With his own diplomats expressing alarm about frayed post-war ties with the Arab world, President Bush has asked deputy national security adviser Robert Gates to draft a plan to find U.S.-Arab harmony.
Bush himself made an overdue but major move toward this goal Friday, when he decided to end months of angry exchanges between the United States and Jordan to which he had been a heavy contributor. He called Jordan a "tremendously important country in this new world order," a big change from last August, when he denied it economic help because King Hussein stayed out of the anti-Iraq coalition.
But Jordan cuts a relatively minor figure on the Middle East's post-war chess board. After Saddam Hussein is knocked out, the heavy players will be Egypt and Saudi Arabia, vying to be Uncle Sam's closest ally; Turkey, which is suspected by Syria of eyeing territorial acquisitions in a decimated Iraq; and Iran, the once-and-future colossus of the Persian Gulf. Once the Gulf war ends, Bush and Secretary of State James A. Baker III will push Israel as hard as U.S. political reality permits to resolve the Palestinian dispute. But the Arab-Israeli struggle is old and has stymied every president since 1967.
Gates's study centers on what is new and uncharted as a result of Arab membership in the anti-Saddam coalition: the rise of Saudi Arabia and Egypt and the sudden warming of long-icy relations with Syria, next to Libya the most consistently anti-American state in the region. But just as Hafez Assad renews relations with Washington, he runs into trouble with the Turks.
In Turkey, President Turgut Ozal's unexpected offering to Bush of the Incirlik air base for strikes against Iraq has caused much anguish in Damascus.
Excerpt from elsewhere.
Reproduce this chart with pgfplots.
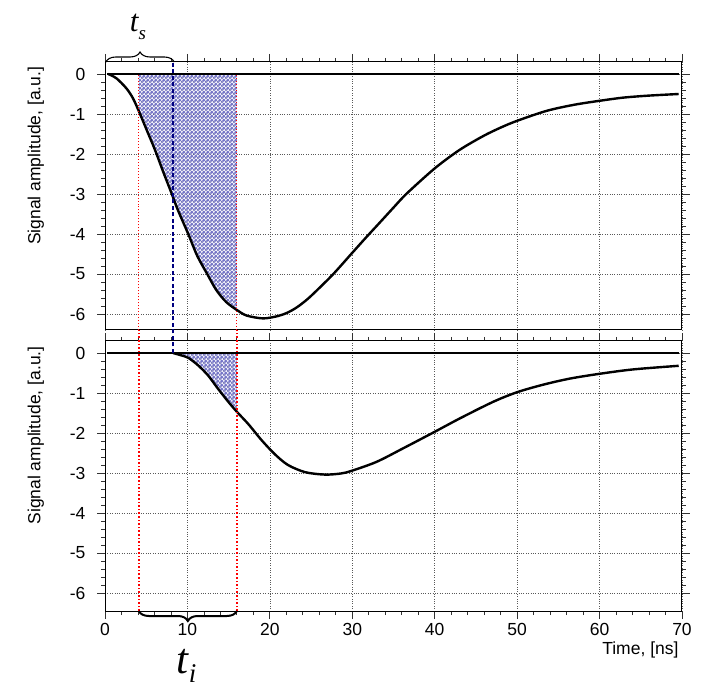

Syria sees Turkey stirring unrest among Kurdish minorities in Iraq, Turkey and Iran in order to get a piece of Iraq. That is viewed as a security threat by the Syrians, who contend the Turks are willing to pay for U.S. acquiescence to their plans by offering Incirlik.
Bush and Baker showed few signs of coming to grips with these and a host of other postwar issues until the president asked Gates to head a high-level panel of CIA, State Department and National Security staffers. It is none too soon.
"We'll win the war, and then maybe in a year we will begin to understand the meaning of what we have done in destabilizing the old regional balance of power," retired Gen. William Odom, former head of the National Security Agency and deputy national security director for President Jimmy Carter, told us.
Despite his fascination for foreign affairs, Bush's long suit is not strategic planning -- or what one insider calls "conceptual concentration." He loves hands-on management with heavy personal involvement, particularly on the telephone, plus meticulous attention to how his aides and advisers are carrying out his policies.
Almost before Deputy Secretary of State Lawrence Eagleburger had climbed off his plane on returning from Israel last week, a White House source told us, Bush summoned him. He wanted Eagleburger, still in his traveling blue jeans, to deliver a personal briefing on his mission to Jerusalem to talk the Israelis out of retaliating against Iraqi missile strikes. But that attention to detail is not the same as planning postwar chess moves.
On our recent swing through the Middle East, we found alarm among many key diplomats, both American and European, over Bush's failure to lay down even a bare outline for policy in the new Middle East that will emerge when its first U.S.-vs.-Arab war has ended in an expected four to six weeks.
Arab leaders told us that the president of the last remaining superpower frequently dismayed them with his personalized invective against the Iraqi dictator. If that's how the leaders felt, the Arab street has been far more deeply affected by Bush's blunt, often crude, rhetoric.
Coupled with the awesome pounding Iraq has taken from bombs, missiles and other ordnance in America's war machine, Arab masses may resent Saddam's humiliation by Bush even though their admiration for the Iraqi tyrant is not universal. Sympathy for a defeated Saddam plays into the hands of anti-American nationalists and the Moslem fundamentalists who want the United States to get out and stay out of their land.
Preventing rampant anti-Americanism may become the most difficult of Bush's problems, requiring all his political skill. The buildup of mass Arab resentments would quickly wipe out the gains of Bush's masterful performance as commander in chief. This is one conflict where postwar planning must start with the shooting, and the president has finally begun to tackle a task he obviously relishes less than leading the punitive expedition against Baghdad.